Lembrar é o ponto de partida. Lembrar onde estávamos, como nosso coração estava cheio de paixão e gratidão no início. Essa memória deve nos levar ao arrependimento – não apenas um remorso superficial, mas uma mudança genuína de direção, um esforço intencional para voltar ao lugar onde o amor por Cristo era vivo. E, finalmente, Ele nos convida a retomar as “primeiras obras” – aquelas práticas simples, mas significativas, que fortalecem nossa comunhão com Ele: passar tempo em Sua Palavra, destinar momentos de oração e louvor pessoal e dedicarmo-nos ao serviço com alegria, sem esperar recompensas.
A Promessa Eterna para os Fiéis
Por fim, Jesus oferece uma promessa encorajadora:
“Ao que vencer, dar-lhe-ei a comer da árvore da vida, que está no paraíso de Deus” (Apocalipse 2:7)
. O que poderia ser mais belo e inspirador do que essa promessa? Comer da árvore da vida é compartilhar da comunhão perfeita com Deus, onde não há mais sofrimento, separação ou frieza espiritual. Aqueles que perseveram em amor e fidelidade experimentarão a plenitude da vida eterna, marcos da recompensa eterna de Cristo para Sua Noiva.
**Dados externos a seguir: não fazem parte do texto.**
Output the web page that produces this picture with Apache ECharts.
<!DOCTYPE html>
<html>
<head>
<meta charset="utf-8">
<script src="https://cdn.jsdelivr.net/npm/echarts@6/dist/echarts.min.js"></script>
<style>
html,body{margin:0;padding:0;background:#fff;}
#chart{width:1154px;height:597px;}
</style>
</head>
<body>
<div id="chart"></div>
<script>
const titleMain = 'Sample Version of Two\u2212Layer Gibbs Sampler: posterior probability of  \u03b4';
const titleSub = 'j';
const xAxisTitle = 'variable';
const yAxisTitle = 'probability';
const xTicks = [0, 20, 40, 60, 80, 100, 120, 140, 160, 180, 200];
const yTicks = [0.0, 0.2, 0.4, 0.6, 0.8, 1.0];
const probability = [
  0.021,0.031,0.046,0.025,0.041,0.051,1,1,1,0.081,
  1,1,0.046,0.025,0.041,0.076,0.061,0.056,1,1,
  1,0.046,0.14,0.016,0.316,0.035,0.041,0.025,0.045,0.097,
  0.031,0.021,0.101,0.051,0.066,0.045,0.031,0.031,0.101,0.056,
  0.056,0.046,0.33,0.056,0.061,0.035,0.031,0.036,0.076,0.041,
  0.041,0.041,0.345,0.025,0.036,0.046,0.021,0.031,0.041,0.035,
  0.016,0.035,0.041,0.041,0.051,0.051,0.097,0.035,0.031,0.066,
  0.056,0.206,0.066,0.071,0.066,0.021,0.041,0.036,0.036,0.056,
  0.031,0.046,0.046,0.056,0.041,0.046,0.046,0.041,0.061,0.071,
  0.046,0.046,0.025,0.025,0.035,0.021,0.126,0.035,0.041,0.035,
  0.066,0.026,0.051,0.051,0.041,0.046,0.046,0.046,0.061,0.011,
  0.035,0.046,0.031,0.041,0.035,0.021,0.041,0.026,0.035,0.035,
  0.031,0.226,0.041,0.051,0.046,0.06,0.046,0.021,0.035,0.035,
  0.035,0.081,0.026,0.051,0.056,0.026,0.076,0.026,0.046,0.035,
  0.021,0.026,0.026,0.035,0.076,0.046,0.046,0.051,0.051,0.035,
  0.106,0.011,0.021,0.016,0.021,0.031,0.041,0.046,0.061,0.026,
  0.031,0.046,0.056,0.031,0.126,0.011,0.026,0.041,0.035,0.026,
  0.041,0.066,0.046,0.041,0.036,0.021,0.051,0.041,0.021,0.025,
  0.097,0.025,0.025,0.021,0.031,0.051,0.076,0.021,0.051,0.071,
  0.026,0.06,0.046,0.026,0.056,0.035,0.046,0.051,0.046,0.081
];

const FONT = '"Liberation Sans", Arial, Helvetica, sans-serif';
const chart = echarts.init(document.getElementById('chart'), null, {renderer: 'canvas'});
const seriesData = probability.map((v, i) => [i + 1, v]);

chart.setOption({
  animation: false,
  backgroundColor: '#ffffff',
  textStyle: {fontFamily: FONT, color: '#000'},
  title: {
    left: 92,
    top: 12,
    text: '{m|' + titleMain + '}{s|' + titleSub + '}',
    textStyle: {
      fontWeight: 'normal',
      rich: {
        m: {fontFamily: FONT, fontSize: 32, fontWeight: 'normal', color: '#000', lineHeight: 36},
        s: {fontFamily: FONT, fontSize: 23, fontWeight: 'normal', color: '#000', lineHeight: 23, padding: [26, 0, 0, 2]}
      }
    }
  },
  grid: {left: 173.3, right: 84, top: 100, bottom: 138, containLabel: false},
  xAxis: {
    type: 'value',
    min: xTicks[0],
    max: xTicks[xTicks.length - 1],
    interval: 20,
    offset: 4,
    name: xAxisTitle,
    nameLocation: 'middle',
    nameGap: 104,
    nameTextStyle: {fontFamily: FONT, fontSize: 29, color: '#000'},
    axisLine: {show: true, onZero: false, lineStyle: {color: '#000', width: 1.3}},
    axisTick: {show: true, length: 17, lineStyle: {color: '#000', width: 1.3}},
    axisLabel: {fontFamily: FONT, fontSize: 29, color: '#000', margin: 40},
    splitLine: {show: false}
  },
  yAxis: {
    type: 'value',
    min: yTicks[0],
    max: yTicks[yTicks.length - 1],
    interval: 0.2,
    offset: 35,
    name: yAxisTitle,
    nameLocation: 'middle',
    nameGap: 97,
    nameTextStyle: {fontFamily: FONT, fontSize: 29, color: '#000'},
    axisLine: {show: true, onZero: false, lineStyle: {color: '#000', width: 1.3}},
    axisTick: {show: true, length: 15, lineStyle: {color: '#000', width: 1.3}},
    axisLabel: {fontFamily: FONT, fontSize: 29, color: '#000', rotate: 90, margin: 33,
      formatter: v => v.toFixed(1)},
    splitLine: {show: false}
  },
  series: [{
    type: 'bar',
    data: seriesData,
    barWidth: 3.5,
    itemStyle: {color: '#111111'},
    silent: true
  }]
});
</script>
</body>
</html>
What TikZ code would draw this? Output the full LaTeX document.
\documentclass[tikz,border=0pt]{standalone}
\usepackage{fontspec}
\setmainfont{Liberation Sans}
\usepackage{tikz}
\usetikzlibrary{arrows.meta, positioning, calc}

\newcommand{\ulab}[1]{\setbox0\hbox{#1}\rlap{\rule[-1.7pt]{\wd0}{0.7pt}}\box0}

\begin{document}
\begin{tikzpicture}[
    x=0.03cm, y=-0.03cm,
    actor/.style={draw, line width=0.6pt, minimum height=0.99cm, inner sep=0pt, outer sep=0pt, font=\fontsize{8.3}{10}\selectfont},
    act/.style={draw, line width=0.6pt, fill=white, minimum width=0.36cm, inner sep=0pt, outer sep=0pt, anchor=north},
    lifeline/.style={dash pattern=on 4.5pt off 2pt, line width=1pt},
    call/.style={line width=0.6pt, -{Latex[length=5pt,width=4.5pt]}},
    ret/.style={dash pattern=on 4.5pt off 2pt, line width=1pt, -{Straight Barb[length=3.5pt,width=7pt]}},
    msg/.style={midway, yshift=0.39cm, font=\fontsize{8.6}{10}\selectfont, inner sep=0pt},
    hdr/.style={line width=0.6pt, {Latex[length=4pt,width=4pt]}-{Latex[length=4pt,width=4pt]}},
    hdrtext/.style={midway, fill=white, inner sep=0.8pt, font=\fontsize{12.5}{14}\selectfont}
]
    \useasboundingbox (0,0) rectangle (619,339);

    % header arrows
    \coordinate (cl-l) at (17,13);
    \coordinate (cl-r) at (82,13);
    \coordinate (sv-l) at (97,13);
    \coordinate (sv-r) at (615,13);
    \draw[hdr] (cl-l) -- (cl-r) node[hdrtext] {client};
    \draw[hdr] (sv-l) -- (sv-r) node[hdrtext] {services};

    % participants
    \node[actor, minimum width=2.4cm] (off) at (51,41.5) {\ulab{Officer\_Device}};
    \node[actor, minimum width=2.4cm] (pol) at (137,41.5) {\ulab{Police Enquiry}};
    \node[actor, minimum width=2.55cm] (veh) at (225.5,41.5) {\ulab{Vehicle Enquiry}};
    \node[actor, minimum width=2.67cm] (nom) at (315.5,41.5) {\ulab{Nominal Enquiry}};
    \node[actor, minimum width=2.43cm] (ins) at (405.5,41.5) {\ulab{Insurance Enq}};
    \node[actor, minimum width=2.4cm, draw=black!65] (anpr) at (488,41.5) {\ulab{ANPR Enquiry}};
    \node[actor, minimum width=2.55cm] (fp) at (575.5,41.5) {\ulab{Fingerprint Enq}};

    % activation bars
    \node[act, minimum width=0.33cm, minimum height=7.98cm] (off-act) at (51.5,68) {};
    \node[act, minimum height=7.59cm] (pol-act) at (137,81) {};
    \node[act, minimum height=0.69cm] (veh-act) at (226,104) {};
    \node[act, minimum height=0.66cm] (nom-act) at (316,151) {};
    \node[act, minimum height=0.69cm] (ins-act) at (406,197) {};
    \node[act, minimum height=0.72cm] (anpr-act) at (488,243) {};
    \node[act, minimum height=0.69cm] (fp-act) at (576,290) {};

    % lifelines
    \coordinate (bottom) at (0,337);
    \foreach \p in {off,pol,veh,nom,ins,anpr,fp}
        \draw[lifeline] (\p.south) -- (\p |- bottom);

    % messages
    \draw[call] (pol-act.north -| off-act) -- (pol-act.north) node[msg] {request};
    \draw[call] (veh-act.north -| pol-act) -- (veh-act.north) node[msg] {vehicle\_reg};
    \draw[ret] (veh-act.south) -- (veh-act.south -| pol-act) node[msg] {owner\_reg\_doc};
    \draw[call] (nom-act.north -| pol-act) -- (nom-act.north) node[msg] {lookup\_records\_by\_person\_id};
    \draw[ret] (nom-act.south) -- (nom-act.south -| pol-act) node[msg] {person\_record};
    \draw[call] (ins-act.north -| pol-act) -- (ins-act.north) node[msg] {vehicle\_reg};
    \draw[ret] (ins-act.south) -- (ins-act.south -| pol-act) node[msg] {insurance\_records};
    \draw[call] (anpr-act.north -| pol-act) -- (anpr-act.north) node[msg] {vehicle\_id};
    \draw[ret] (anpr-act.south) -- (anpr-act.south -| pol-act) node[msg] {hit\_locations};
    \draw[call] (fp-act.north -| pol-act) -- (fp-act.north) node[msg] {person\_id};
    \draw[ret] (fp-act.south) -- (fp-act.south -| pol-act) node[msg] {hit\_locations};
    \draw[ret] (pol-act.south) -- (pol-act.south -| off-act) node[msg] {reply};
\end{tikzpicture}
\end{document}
Conclusão: Um Chamado à Nossa Igreja Hoje
Como indivíduos e como igreja, precisamos levar essa mensagem ao coração. Estamos cultivando um relacionamento apaixonado com Cristo ou estamos apenas mantendo hábitos religiosos?
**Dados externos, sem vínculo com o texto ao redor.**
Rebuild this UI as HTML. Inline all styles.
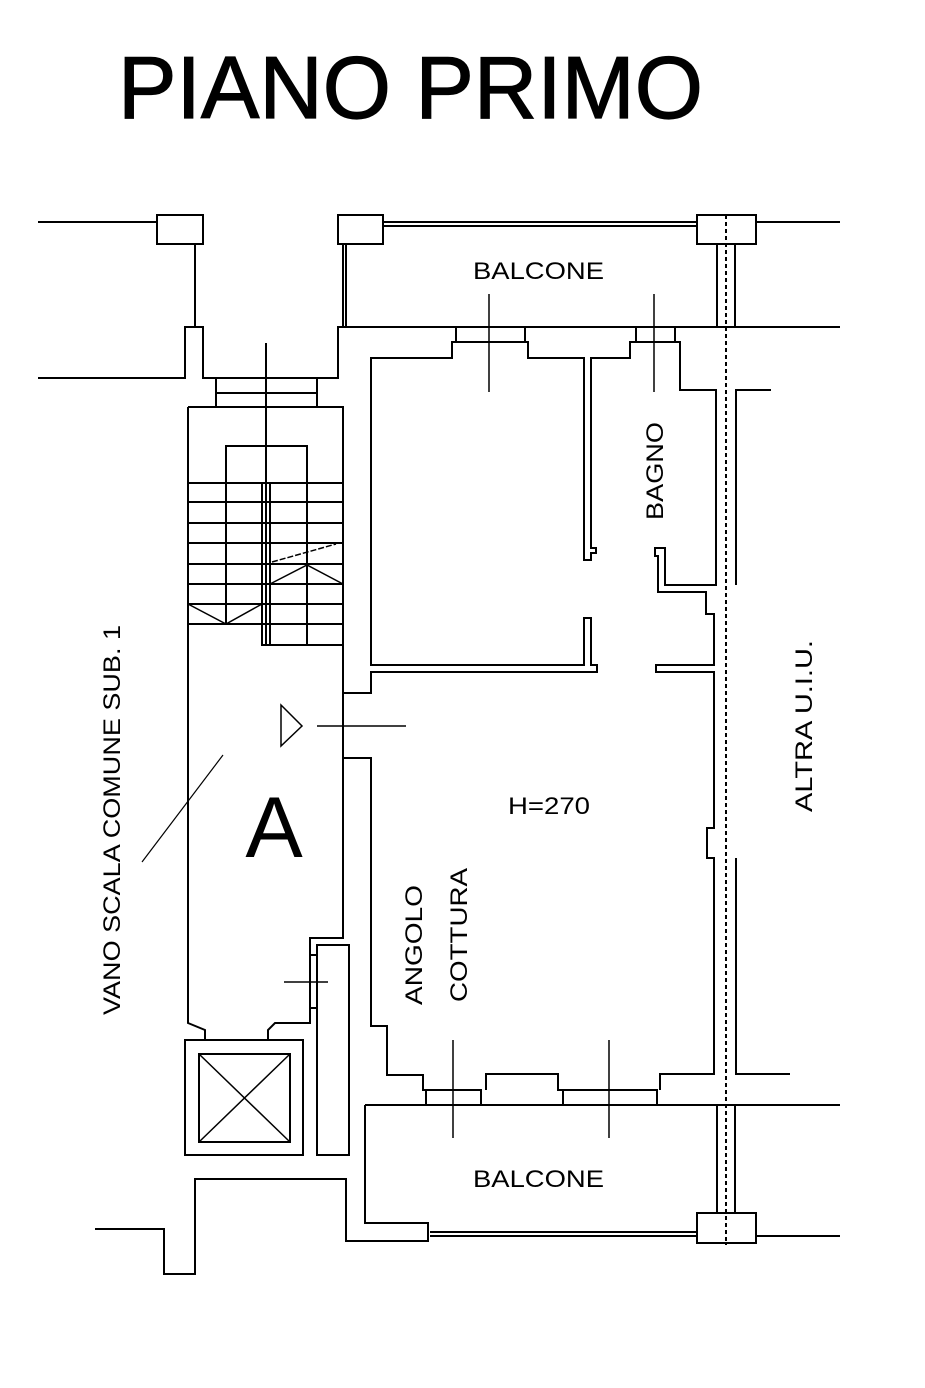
<!DOCTYPE html>
<html><head><meta charset="utf-8"><style>
html,body{margin:0;padding:0;background:#fff}
svg{display:block}
text{font-family:"Liberation Sans",sans-serif;fill:#000}
</style></head><body>
<svg width="925" height="1388" viewBox="0 0 925 1388" xmlns="http://www.w3.org/2000/svg">
<text x="118" y="118" font-size="88" textLength="585" lengthAdjust="spacingAndGlyphs" stroke="#000" stroke-width="1.2">PIANO PRIMO</text>
<g fill="none" stroke="#000" stroke-width="2">
<line x1="38" y1="222" x2="157" y2="222"/>
<rect x="157" y="215" width="46" height="29"/>
<line x1="195" y1="244" x2="195" y2="327"/>
<polyline points="38,378 185,378 185,327 203,327 203,378 338,378 338,327 840,327"/>
<rect x="216" y="378" width="101" height="29"/>
<line x1="216" y1="393" x2="317" y2="393"/>
<rect x="338" y="215" width="45" height="29"/>
<line x1="343" y1="244" x2="343" y2="327"/><line x1="346" y1="244" x2="346" y2="327"/>
<line x1="383" y1="222" x2="697" y2="222"/><line x1="383" y1="226" x2="697" y2="226"/>
<rect x="697" y="215" width="59" height="29"/>
<line x1="756" y1="222" x2="840" y2="222"/>
<line x1="717" y1="244" x2="717" y2="327"/><line x1="735" y1="244" x2="735" y2="327"/>
<rect x="697" y="1213" width="59" height="30"/>
<line x1="756" y1="1236" x2="840" y2="1236"/>
<line x1="717" y1="1105" x2="717" y2="1213"/><line x1="735" y1="1105" x2="735" y2="1213"/>
<line x1="430" y1="1232" x2="697" y2="1232"/><line x1="430" y1="1236" x2="697" y2="1236"/>
<line x1="726" y1="215" x2="726" y2="1245" stroke-dasharray="4,3"/>
<polyline points="188,407 343,407 343,938 310,938 310,1023 275,1023 268,1030 268,1040"/>
<polyline points="188,407 188,1023 205,1030 205,1040"/>
<rect x="226" y="446" width="81" height="37"/>
<line x1="266" y1="343" x2="266" y2="483"/>
<g>
<line x1="188" y1="483" x2="343" y2="483"/>
<line x1="188" y1="502" x2="343" y2="502"/>
<line x1="188" y1="523" x2="343" y2="523"/>
<line x1="188" y1="543" x2="343" y2="543"/>
<line x1="188" y1="564" x2="343" y2="564"/>
<line x1="188" y1="584" x2="343" y2="584"/>
<line x1="188" y1="604" x2="343" y2="604"/>
<line x1="188" y1="624" x2="343" y2="624"/>
<line x1="262" y1="645" x2="343" y2="645"/>
<line x1="226" y1="483" x2="226" y2="624"/>
<line x1="307" y1="483" x2="307" y2="645"/>
<rect x="262" y="483" width="8" height="162"/>
<line x1="266" y1="483" x2="266" y2="645"/>
</g>
<polyline points="188,604 226,624 262,604" stroke-width="1.5"/>
<polyline points="270,584 307,565 343,584" stroke-width="1.5"/>
<line x1="272" y1="562" x2="336" y2="544" stroke-width="1.5" stroke-dasharray="6,2"/>
<polygon points="281,705 302,726 281,746" stroke-width="1.5"/>
<line x1="317" y1="726" x2="406" y2="726" stroke-width="1.5"/>
<line x1="142" y1="862" x2="223" y2="755" stroke-width="1.2"/>
<rect x="185" y="1040" width="118" height="115"/>
<rect x="199" y="1054" width="91" height="88"/>
<line x1="199" y1="1054" x2="290" y2="1142" stroke-width="1.5"/>
<line x1="290" y1="1054" x2="199" y2="1142" stroke-width="1.5"/>
<rect x="317" y="945" width="32" height="210"/>
<line x1="310" y1="955" x2="317" y2="955"/>
<line x1="310" y1="1008" x2="317" y2="1008"/>
<line x1="284" y1="982" x2="328" y2="982" stroke-width="1.5"/>
<polyline points="343,693 371,693 371,672 597,672 597,665 591,665 591,618 584,618 584,665 371,665 371,358 452,358 452,342 456,342 456,327"/>
<rect x="456" y="327" width="69" height="15"/>
<polyline points="525,342 528,342 528,358 584,358 584,560 591,560 591,553 596,553 596,548 591,548 591,358 630,358 630,342 636,342"/>
<rect x="636" y="327" width="39" height="15"/>
<polyline points="675,342 680,342 680,390 716,390 716,585 665,585 665,548 655,548 655,556 658,556 658,592 706,592 706,614 714,614 714,665 656,665 656,672 714,672 714,828 707,828 707,858 714,858 714,1074 660,1074 660,1090"/>
<rect x="563" y="1090" width="94" height="15"/>
<polyline points="563,1090 558,1090 558,1074 486,1074 486,1090"/>
<rect x="426" y="1090" width="55" height="15"/>
<polyline points="426,1090 423,1090 423,1075 387,1075 387,1026 371,1026 371,758 343,758"/>
<polyline points="736,585 736,390 771,390"/>
<polyline points="736,858 736,1074 790,1074"/>
<line x1="365" y1="1105" x2="840" y2="1105"/>
<polyline points="365,1105 365,1223 428,1223 428,1241 346,1241 346,1179 195,1179 195,1274 164,1274 164,1229 95,1229"/>
<line x1="489" y1="294" x2="489" y2="392" stroke-width="1.5"/>
<line x1="654" y1="294" x2="654" y2="392" stroke-width="1.5"/>
<line x1="453" y1="1040" x2="453" y2="1138" stroke-width="1.5"/>
<line x1="609" y1="1040" x2="609" y2="1138" stroke-width="1.5"/>
</g>
<g font-size="24" lengthAdjust="spacingAndGlyphs">
<text x="473" y="279" textLength="131" lengthAdjust="spacingAndGlyphs">BALCONE</text>
<text x="473" y="1187" textLength="131" lengthAdjust="spacingAndGlyphs">BALCONE</text>
<text x="508" y="814" textLength="82" lengthAdjust="spacingAndGlyphs">H=270</text>
<text x="274" y="857" font-size="86" text-anchor="middle">A</text>
<text transform="translate(663,520) rotate(-90)" textLength="98" lengthAdjust="spacingAndGlyphs">BAGNO</text>
<text transform="translate(812,812) rotate(-90)" textLength="172" lengthAdjust="spacingAndGlyphs">ALTRA U.I.U.</text>
<text transform="translate(120,1015) rotate(-90)" textLength="390" lengthAdjust="spacingAndGlyphs">VANO SCALA COMUNE SUB. 1</text>
<text transform="translate(422,1005) rotate(-90)" textLength="120" lengthAdjust="spacingAndGlyphs">ANGOLO</text>
<text transform="translate(467,1002) rotate(-90)" textLength="134" lengthAdjust="spacingAndGlyphs">COTTURA</text>
</g>
</svg>
</body></html>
Que possamos retornar ao nosso primeiro amor, apaixonados e firmes em nossa caminhada com Ele. Que sejamos uma igreja cujos candeeiros brilhem intensamente para o mundo, refletindo a luz e o amor de Jesus.
Sugestão de Aplicação Prática: Comece hoje mesmo. Reserve um tempo intencional para relembrar seu primeiro encontro com Jesus. Reflita sobre como você se sentia, como orava e adorava. Faça uma oração sincera, pedindo ao Espírito Santo que reacenda a chama em seu coração.
Oração: Senhor Jesus, perdoa-nos por deixar esfriar o amor pelo qual fomos chamados. Ajuda-nos a lembrar de onde caímos e a retornar ao Teu colo com paixão e humildade. Reaviva nosso primeiro amor, para que cada ato e pensamento nosso seja uma expressão do nosso amor por Ti. Amém.